Throughout that first winter, I tried to focus on both my babies—Maya and the movie. It was the best I could manage under the circumstances. Maya won hands down. While the editor cut, I sang silly songs and show tunes and lullabies and rocked and blew bubbles and fell in love. It probably wasn't an ideal introduction to family life, but at least our little girl knew somebody was paying attention.

Sometime around our first rough cut, as we replayed the opening courtroom scene for the thousandth time, Maya began to softly babble.

“What's she saying?” asked the editor.

I leaned down.


Tewwa twoo
. . . omigosh, she's talking!
Tewwa twoo
. . . Tell the truth! She said, ‘Tell the truth'!”

Okay, so it was dialogue from the movie, but my little girl was talking! I covered her little babbly face with kisses.

July 1998

Whenever we can, we like to do something special on the Fourth of July to celebrate Dick's birthday (which falls on the fifth) without making too big a deal about it. Dick's the kind of guy who slips out the back door if you offer him a singing-waiter birthday cake in public. But a year earlier on the fourth we'd flown to China to adopt Maya, so his entire birthday had been wiped out by the International Date Line. Time to make amends and have a party.

Our house was full to bursting with a happy combination of film types and China adoption types. Conversations of every sort in every room. The mood felt upbeat, and why not? Our movie was done and in the hands of its distributor. That same distributor had offered to finance and distribute another independent film that I would write and direct. It was such a rare offer, I didn't let myself even think about whether I wanted to be consumed like that again so soon, or whether, in my heart of hearts, I really believed that the world needed another little movie by Jenny Bowen that would likely come and go, not adding up to much. I should be grateful for the opportunity. I started a new script.

We knew how lucky we were. We'd worked hard for the life we had. And, although we were yet again dreaming of and scheming about moving away from Los Angeles and back to our San Francisco roots (Chinese daughter, San Francisco—no-brainer), we were reasonably content. We were not thinking of turning our lives upside down again.

We were in the kitchen, refilling food platters. I could hear children laughing and playing a noisy game in the garden. I looked out at them through the kitchen window.

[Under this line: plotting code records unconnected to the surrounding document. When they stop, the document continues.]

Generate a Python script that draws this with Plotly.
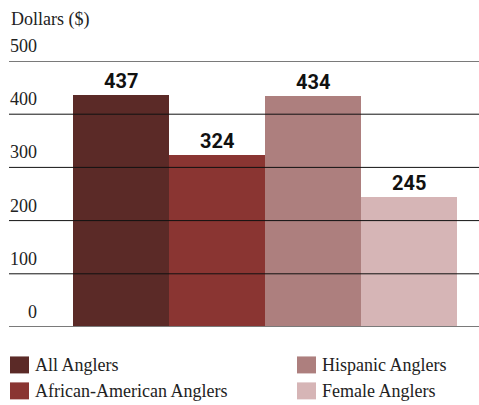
import plotly.graph_objects as go

# Average spending per angler
groups = ["All Anglers", "African-American Anglers", "Hispanic Anglers", "Female Anglers"]
dollars = [437, 324, 434, 245]
colors = ["#5b2a27", "#8a3532", "#ad7f7e", "#d6b5b6"]
y_ticks = [0, 100, 200, 300, 400, 500]

W, H = 479, 405
L, R, T, B = 9, 0, 61, 77.5
plot_w = W - L - R
plot_h = H - T - B

SERIF = "Liberation Serif"
LABEL = "Roboto"


def px_x(p):
    return (p - L) / plot_w


def px_y(p):
    return (H - B - p) / plot_h


fig = go.Figure()
positions = list(range(len(groups)))
fig.add_trace(go.Bar(
    x=positions, y=dollars, width=1.0,
    marker=dict(color=colors, line=dict(width=0)),
    showlegend=False, hoverinfo="skip",
))

shapes = []
annotations = []

# value labels above each bar
for xpos, v in zip(positions, dollars):
    annotations.append(dict(
        xref="x", yref="y", x=xpos, y=v, text=str(v),
        showarrow=False, xanchor="center", yanchor="bottom", yshift=0,
        font=dict(family=LABEL, size=20, color="#111111", weight="bold"),
    ))

for t in y_ticks:
    edge = t in (0, 500)
    shapes.append(dict(
        type="line", xref="paper", yref="y", x0=0, x1=1, y0=t, y1=t,
        line=dict(color="#7a7a7a" if edge else "#111111", width=2 if edge else 1),
        layer="above",
    ))
    annotations.append(dict(
        xref="paper", yref="y", x=px_x(39), y=t, text=str(t),
        showarrow=False, xanchor="right", yanchor="bottom", yshift=3,
        font=dict(family=SERIF, size=18, color="#222222"),
    ))

annotations.append(dict(
    xref="paper", yref="paper", x=px_x(9), y=px_y(7), text="Dollars ($)",
    showarrow=False, xanchor="left", yanchor="top",
    font=dict(family=SERIF, size=18, color="#222222"),
))

# legend in two columns
legend_slots = [(10, 357), (10, 383), (297, 357), (297, 383)]
for name, col, (lx, ly) in zip(groups, colors, legend_slots):
    shapes.append(dict(
        type="rect", xref="paper", yref="paper",
        x0=px_x(lx), x1=px_x(lx + 19), y0=px_y(ly), y1=px_y(ly + 17),
        fillcolor=col, line=dict(width=0),
    ))
    annotations.append(dict(
        xref="paper", yref="paper", x=px_x(lx + 23), y=px_y(ly + 8.5),
        text=name, showarrow=False, xanchor="left", yanchor="middle",
        font=dict(family=SERIF, size=18, color="#222222"),
    ))

x_lo = -0.5 - (73 - L) / 96
x_hi = x_lo + plot_w / 96

fig.update_layout(
    width=W, height=H,
    margin=dict(l=L, r=R, t=T, b=B),
    paper_bgcolor="white", plot_bgcolor="white",
    font=dict(family=SERIF),
    xaxis=dict(range=[x_lo, x_hi], visible=False, fixedrange=True),
    yaxis=dict(range=[0, 500], visible=False, fixedrange=True),
    shapes=shapes, annotations=annotations,
    bargap=0, showlegend=False,
)

fig.write_html("out.html")
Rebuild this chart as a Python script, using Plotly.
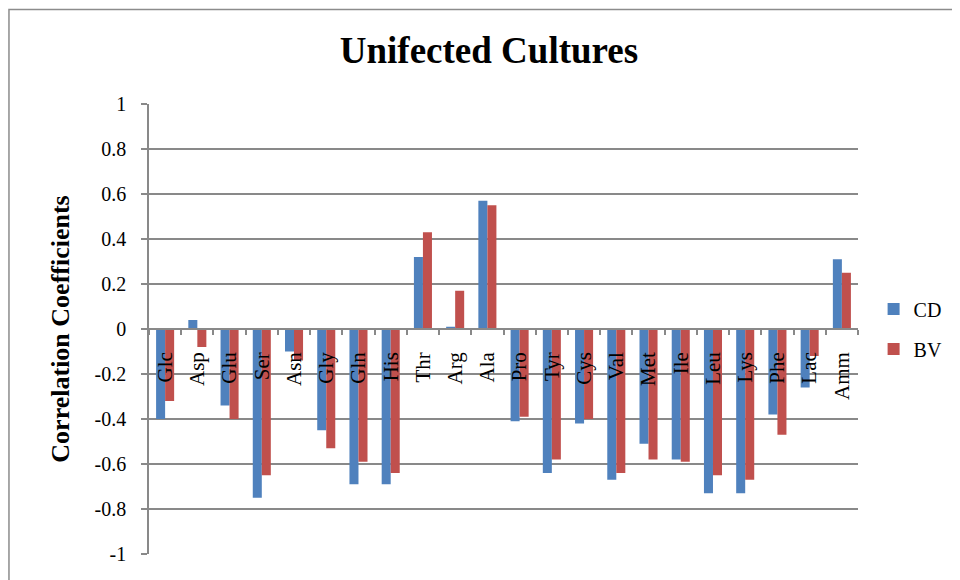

Somehow, through that kitchen glass, the world was a movie frame. Whatever was going on in the rooms of my house, beyond the edges of the frame, faded away. I could hear only the laughter of children.

And as I watched a gaggle of three- and four-year-old girls skipping up a path, trying to go fast, faster, yet keeping the line, giddy with the effort . . . I saw Maya.

She was positively radiant. Her cheeks red, her eyes bright. She was giggling so hard she could barely keep her balance. She called out and grabbed a friend's hand. A friend! The girls collapsed on the grass in laughter.